Cameron dragged deeper into cash-for-access row

March 27, 2012 10:26 pm | Updated 10:26 pm IST - LONDON:

Prime Minister David Cameron has been dragged deeper into the damaging cash-for-access row surrounding the Conservative Party as he admitted entertaining a number of “significant” party donors at his Downing Street flat barely 24 hours after denying claims by a senior party figure that anyone paying a large enough donation could have private access to the boss.

Downing Street also released names of more than a dozen big donors Mr. Cameron privately hosted at No. 10 and his official retreat, Chequers, since becoming Prime Minister two years ago. They include bankers, hedge-fund tycoons, brokers and rich industrialists; some of whom have benefited from government patronage in the past. The row erupted on Sunday after a senior party official was secretly filmed promising access to Mr. Cameron and his Ministers for a donation of £250,000.

The Sunday Times recorded Peter Cruddas, a co-treasurer of the party, boasting to its undercover reporters posing as representatives of a foreign businessman that he could arrange private meetings with Mr Cameron if their client joined the “premier league” of donors who gave the party £250,000 a year.

“It will be awesome for your business…. You are not seeing the Prime Minister, you're seeing David Cameron… and you will be able to ask him practically any question you want,” he told them.

Mr.

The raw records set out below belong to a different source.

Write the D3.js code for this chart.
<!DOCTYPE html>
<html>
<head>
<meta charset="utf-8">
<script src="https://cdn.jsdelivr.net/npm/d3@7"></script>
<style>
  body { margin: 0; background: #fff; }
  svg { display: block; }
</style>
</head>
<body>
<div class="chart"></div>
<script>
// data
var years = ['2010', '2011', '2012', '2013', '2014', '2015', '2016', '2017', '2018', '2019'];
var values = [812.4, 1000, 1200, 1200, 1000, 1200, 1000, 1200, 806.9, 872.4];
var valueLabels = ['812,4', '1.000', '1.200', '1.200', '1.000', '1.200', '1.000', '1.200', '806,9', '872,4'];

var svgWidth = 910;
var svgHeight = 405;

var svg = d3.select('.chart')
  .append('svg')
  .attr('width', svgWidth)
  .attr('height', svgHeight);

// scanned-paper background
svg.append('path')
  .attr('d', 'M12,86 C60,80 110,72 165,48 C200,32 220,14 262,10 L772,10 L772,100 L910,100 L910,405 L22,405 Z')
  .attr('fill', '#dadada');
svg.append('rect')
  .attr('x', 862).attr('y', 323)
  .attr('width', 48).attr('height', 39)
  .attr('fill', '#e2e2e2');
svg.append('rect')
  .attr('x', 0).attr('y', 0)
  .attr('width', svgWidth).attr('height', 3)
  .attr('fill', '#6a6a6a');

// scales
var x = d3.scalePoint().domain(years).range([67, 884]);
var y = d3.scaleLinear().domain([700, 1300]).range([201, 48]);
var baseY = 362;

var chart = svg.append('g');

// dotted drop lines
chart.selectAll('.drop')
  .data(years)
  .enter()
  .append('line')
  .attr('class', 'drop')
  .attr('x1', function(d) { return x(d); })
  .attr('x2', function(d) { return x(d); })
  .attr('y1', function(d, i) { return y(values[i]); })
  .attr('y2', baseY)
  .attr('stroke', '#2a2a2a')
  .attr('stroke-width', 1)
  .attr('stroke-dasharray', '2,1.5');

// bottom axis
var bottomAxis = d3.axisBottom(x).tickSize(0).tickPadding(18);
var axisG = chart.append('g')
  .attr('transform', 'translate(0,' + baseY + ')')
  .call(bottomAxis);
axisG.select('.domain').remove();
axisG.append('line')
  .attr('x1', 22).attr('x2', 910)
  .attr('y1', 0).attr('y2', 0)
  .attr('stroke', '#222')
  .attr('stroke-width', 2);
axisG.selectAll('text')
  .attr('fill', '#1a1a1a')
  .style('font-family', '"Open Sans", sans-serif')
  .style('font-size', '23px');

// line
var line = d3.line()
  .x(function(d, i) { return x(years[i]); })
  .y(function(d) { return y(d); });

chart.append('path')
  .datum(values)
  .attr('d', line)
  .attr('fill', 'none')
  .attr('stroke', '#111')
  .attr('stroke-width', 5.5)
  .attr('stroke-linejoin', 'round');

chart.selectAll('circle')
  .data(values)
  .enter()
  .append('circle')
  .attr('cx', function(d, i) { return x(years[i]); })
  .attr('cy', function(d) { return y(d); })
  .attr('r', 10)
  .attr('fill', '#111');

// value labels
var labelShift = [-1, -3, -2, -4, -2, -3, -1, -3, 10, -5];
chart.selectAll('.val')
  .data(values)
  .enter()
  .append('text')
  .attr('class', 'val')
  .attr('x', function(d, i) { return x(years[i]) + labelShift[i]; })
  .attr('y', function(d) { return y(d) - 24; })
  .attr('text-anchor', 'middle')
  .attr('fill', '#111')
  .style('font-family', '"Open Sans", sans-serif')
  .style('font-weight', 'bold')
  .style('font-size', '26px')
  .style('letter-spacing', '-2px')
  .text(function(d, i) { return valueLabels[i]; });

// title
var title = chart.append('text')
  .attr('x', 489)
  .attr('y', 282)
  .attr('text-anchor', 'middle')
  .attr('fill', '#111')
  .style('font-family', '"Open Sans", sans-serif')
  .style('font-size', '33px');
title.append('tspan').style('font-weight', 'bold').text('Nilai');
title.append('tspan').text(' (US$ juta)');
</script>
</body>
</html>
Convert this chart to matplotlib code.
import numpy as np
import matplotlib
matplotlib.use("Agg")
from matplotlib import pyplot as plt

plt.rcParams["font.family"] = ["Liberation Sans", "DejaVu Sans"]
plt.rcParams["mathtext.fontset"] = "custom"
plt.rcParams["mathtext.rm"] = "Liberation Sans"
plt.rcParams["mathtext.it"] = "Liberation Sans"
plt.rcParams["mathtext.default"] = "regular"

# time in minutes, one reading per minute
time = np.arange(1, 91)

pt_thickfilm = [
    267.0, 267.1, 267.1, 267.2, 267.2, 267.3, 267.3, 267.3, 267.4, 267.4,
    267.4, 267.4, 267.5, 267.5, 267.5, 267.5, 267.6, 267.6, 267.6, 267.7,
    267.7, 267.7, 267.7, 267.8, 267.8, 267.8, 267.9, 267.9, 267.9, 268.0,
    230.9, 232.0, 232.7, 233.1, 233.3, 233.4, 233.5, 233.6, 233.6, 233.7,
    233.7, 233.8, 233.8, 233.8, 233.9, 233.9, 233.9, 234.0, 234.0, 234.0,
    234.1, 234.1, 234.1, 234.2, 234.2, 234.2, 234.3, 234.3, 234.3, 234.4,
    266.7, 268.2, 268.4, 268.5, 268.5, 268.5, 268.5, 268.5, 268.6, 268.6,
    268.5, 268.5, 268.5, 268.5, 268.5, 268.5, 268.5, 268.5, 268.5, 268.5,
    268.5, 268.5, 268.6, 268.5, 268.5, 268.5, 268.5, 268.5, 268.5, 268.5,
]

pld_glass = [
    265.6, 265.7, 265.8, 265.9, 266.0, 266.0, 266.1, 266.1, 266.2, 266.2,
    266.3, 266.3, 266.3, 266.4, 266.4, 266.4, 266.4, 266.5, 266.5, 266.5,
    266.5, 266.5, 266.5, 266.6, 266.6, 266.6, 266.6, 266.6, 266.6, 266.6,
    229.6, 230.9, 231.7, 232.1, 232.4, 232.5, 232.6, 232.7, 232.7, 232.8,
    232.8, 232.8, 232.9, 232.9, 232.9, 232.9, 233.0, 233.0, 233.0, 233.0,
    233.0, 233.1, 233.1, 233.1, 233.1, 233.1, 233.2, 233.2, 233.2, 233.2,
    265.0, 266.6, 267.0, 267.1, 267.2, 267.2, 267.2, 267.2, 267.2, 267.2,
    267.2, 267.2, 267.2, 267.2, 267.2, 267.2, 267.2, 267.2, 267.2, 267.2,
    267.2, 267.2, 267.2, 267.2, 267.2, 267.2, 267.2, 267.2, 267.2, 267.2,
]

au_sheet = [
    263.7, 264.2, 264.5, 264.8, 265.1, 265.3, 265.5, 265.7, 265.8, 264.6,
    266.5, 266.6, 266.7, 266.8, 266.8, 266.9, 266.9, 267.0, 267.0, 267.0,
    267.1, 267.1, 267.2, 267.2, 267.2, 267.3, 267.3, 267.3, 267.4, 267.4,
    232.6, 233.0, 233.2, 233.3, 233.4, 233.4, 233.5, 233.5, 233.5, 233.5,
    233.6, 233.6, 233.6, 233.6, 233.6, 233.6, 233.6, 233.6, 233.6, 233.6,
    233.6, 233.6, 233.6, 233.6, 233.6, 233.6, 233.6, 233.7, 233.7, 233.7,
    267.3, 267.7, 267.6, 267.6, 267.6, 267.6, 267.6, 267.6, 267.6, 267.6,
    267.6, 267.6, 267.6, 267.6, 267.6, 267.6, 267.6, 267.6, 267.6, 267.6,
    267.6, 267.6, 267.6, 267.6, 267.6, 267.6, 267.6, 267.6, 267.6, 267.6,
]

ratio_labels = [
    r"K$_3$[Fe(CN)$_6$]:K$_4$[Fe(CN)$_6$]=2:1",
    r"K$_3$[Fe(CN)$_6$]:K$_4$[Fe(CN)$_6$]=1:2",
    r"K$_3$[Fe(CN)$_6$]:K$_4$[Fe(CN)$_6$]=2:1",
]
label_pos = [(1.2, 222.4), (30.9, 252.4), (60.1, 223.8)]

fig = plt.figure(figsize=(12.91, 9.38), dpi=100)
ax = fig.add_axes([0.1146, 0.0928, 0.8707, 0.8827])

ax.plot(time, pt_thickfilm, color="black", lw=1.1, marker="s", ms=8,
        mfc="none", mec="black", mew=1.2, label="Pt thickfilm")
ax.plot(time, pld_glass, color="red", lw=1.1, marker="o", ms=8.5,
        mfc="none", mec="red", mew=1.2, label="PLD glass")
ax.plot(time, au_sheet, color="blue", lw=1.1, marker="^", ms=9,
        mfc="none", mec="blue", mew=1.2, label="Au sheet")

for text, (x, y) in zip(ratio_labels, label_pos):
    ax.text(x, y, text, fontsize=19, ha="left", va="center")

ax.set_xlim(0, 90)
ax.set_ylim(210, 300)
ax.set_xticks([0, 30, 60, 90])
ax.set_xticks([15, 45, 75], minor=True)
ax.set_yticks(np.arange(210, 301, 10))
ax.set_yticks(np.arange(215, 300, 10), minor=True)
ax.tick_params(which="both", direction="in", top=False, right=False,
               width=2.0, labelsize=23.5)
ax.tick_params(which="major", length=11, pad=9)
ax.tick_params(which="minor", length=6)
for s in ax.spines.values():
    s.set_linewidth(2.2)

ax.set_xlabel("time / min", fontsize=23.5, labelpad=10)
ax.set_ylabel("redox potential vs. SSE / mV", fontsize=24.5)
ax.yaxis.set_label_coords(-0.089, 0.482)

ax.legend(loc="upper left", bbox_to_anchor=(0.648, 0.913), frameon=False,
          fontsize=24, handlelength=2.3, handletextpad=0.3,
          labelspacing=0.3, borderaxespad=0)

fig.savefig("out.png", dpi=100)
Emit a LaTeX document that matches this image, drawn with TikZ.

Cruddas promptly resigned after Mr. Cameron described his behaviour as “unacceptable”.

But as the row grew with the Labour Party demanding that he “come clean”, the Prime Minister admitted there had been four occasions when he invited party donors to his Downing Street flat for private dinners. But he insisted that these were people he had known for “many years” and none of the dinners was “fundraising dinners and none of these dinners were paid for by the taxpayer”.

“Peter Cruddas has never recommended anyone to come to dinner in my flat, nor has he been to dinner there himself,” he said announcing an internal investigation into Mr. Cruddas' claims.